For another, putting the two activities together tends makes these banks too big and interconnected to be allowed to safely fail, meaning that they enjoy an effective government bailout guarantee; an unwarranted state subsidy that pushes down the rates at which the larger group can borrow.
But the simplest argument is that no chief executive can competently manage a utility and a casino. And no one proves that better than Fred Goodwin. In 2007 he had used shareholders’ money to acquire a business he plainly hadn’t scrutinised and simply didn’t understand. The result has been economic trauma not just for RBS shareholders but for every man, woman and child in Britain.
And RBS is merely the winning candidate in an ugly contest. A host of scandals at other universal banks over the past decade, from interest rate rigging to money laundering, has shown beyond any reasonable doubt that these conglomerates are too sprawling and complex to manage.
The Coalition government in 2010 was urged to split up the UK’s banking empires (RBS, Barclays and HSBC). But the former Chancellor, George Osborne, despite mooting a forcible split in opposition, failed to do it. What he delivered instead was a “ringfence” of retail banking within the larger group. This has successfully delivered more complexity and paperwork, but none of the benefits of a clean separation. The utility remains fused to the casino.

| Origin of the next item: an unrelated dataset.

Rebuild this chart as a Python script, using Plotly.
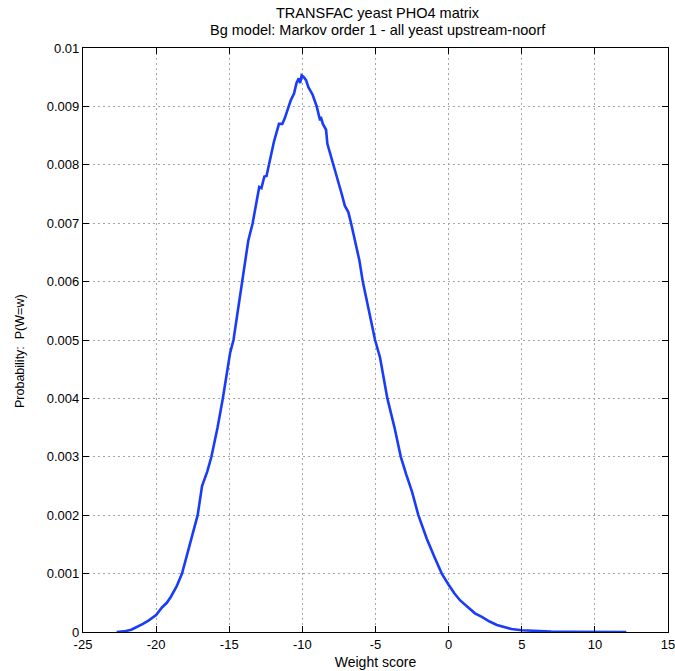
import plotly.graph_objects as go

# Weight score (x) and probability P(W=w) (y)
weight_score = [
    -22.7, -22.2, -21.7, -21.2, -20.9, -20.5, -20.0, -19.6, -19.27, -19.0,
    -18.6, -18.23, -17.9, -17.7, -17.4, -17.16, -16.86, -16.5, -16.22, -15.8,
    -15.44, -15.2, -14.94, -14.71, -14.4, -14.1, -13.91, -13.7, -13.4, -13.13,
    -12.95, -12.8, -12.6, -12.45, -12.27, -11.95, -11.6, -11.37, -11.2, -10.96,
    -10.8, -10.57, -10.4, -10.25, -10.15, -10.05, -9.9, -9.75, -9.59, -9.3,
    -9.02, -8.79, -8.74, -8.6, -8.38, -8.29, -7.88, -7.6, -7.31, -7.1,
    -6.86, -6.67, -6.4, -6.1, -5.87, -5.42, -5.03, -4.69, -4.19, -3.7,
    -3.27, -2.9, -2.5, -2.07, -1.5, -1.0, -0.47, 0.0, 0.4, 0.79,
    1.3, 1.8, 2.27, 2.8, 3.3, 3.75, 4.3, 5.0, 6.0, 7.0,
    8.0, 9.0, 10.0, 12.15,
]
probability = [
    0.0, 0.00001, 0.00004, 0.0001, 0.00014, 0.0002, 0.00029, 0.00042, 0.0005, 0.0006,
    0.00078, 0.001, 0.0013, 0.0015, 0.0018, 0.002, 0.0025, 0.00275, 0.003, 0.0035,
    0.004, 0.0044, 0.00478, 0.005, 0.0055, 0.006, 0.00636, 0.0067, 0.007, 0.0074,
    0.00762, 0.0076, 0.0078, 0.00781, 0.008, 0.00839, 0.0087, 0.0087, 0.0088, 0.009,
    0.0091, 0.00922, 0.0094, 0.00948, 0.0094, 0.00953, 0.0095, 0.00945, 0.00933, 0.0092,
    0.009, 0.00876, 0.00882, 0.0087, 0.0086, 0.00836, 0.008, 0.0078, 0.0075, 0.0073,
    0.00719, 0.007, 0.0067, 0.00636, 0.006, 0.00545, 0.005, 0.0047, 0.004, 0.0035,
    0.003, 0.0027, 0.0024, 0.002, 0.0016, 0.0013, 0.001, 0.00081, 0.00066, 0.00054,
    0.00042, 0.00032, 0.00026, 0.00018, 0.00012, 0.00009, 0.00005, 0.00003, 0.000015, 0.000008,
    0.000004, 0.000002, 0.000001, 0.0000005,
]

x_ticks = [-25, -20, -15, -10, -5, 0, 5, 10, 15]
x_tick_labels = ["-25", "-20", "-15", "-10", "-5", "0", "5", "10", "15"]
y_ticks = [0, 0.001, 0.002, 0.003, 0.004, 0.005, 0.006, 0.007, 0.008, 0.009, 0.01]
y_tick_labels = ["0", "0.001", "0.002", "0.003", "0.004", "0.005", "0.006",
                 "0.007", "0.008", "0.009", "0.01"]

title_lines = ["TRANSFAC yeast PHO4 matrix",
               "Bg model: Markov order 1 - all yeast upstream-noorf"]
x_title = "Weight score"
y_title = "Probability:  P(W=w)"

FONT = "Liberation Sans, Arial, Helvetica, sans-serif"

fig = go.Figure()
fig.add_trace(go.Scatter(
    x=weight_score, y=probability, mode="lines",
    line=dict(color="rgb(25,60,250)", width=2.6),
    showlegend=False, hoverinfo="x+y",
))

axis_common = dict(
    showline=True, linecolor="black", linewidth=1.2, mirror="ticks",
    ticks="inside", ticklen=6, tickwidth=1.2, tickcolor="black",
    showgrid=True, gridcolor="rgb(165,165,165)", griddash="2px,3px", gridwidth=1,
    zeroline=False, automargin=False, ticklabeloverflow="allow",
    tickfont=dict(family=FONT, size=13, color="black"),
)

fig.update_layout(
    width=675, height=671,
    paper_bgcolor="white", plot_bgcolor="white",
    margin=dict(l=83, r=7, t=48, b=39, autoexpand=False),
    font=dict(family=FONT, size=13, color="black"),
    xaxis=dict(
        range=[-25, 15], tickvals=x_ticks, ticktext=x_tick_labels,
        title=dict(text=x_title, standoff=6,
                   font=dict(family=FONT, size=14, color="black")),
        **axis_common,
    ),
    yaxis=dict(
        range=[0, 0.01], tickvals=y_ticks, ticktext=y_tick_labels,
        **axis_common,
    ),
    annotations=[
        dict(text=title_lines[0], xref="paper", yref="paper", x=0.5, y=1,
             xanchor="center", yanchor="middle", xshift=2, yshift=35,
             showarrow=False, font=dict(family=FONT, size=14.5, color="black")),
        dict(text=title_lines[1], xref="paper", yref="paper", x=0.5, y=1,
             xanchor="center", yanchor="middle", xshift=2, yshift=18.5,
             showarrow=False, font=dict(family=FONT, size=14.5, color="black")),
        dict(text=y_title, xref="paper", yref="paper", x=0, y=0.5,
             xanchor="center", yanchor="middle", xshift=-63, yshift=-11,
             textangle=-90, showarrow=False,
             font=dict(family=FONT, size=12.5, color="black")),
    ],
)

fig.write_html(
    "out.html",
    config={"displayModeBar": False},
    post_script="document.body.style.margin='0';"
                "document.documentElement.style.overflow='hidden';"
                "document.body.style.overflow='hidden';",
)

In fairness to Osborne, he at least considered the issue. In America, Barack Obama and the Democratic leadership never gave a serious thought to splitting up giant US banks. And governments in Europe, for all their passionate denunciations of reckless “Anglo-Saxon” finance, remain unthinkingly wedded to their own equally dangerous and generally incompetent national banking supermarkets.
Yet Donald Trump now says he may jump over the fence of financial reform at which Osborne, Obama and the post-crisis generation of European leaders balked. The US President has said he is looking at breaking up America’s universal banks, which would include Citigroup, JP Morgan and Bank of America.
It would be nice to think Trump, who himself once ran a casino that went bankrupt, is applying a hard-learned lesson from his own business experience. Sadly, it’s just as likely that he is simply dredging up some of the rhetoric from his election campaign to distract from his other humiliating failures in office thus far; and that, like so much else, structural banking reform is never going to see the light of day.
Nevertheless, this is one Trump promise that we should all be praying he actually does deliver on. And if real financial reform from this clown-president does materialise, it would put all those supposedly serious politicians who failed to do the sensible thing and split up the universal banks to even greater shame.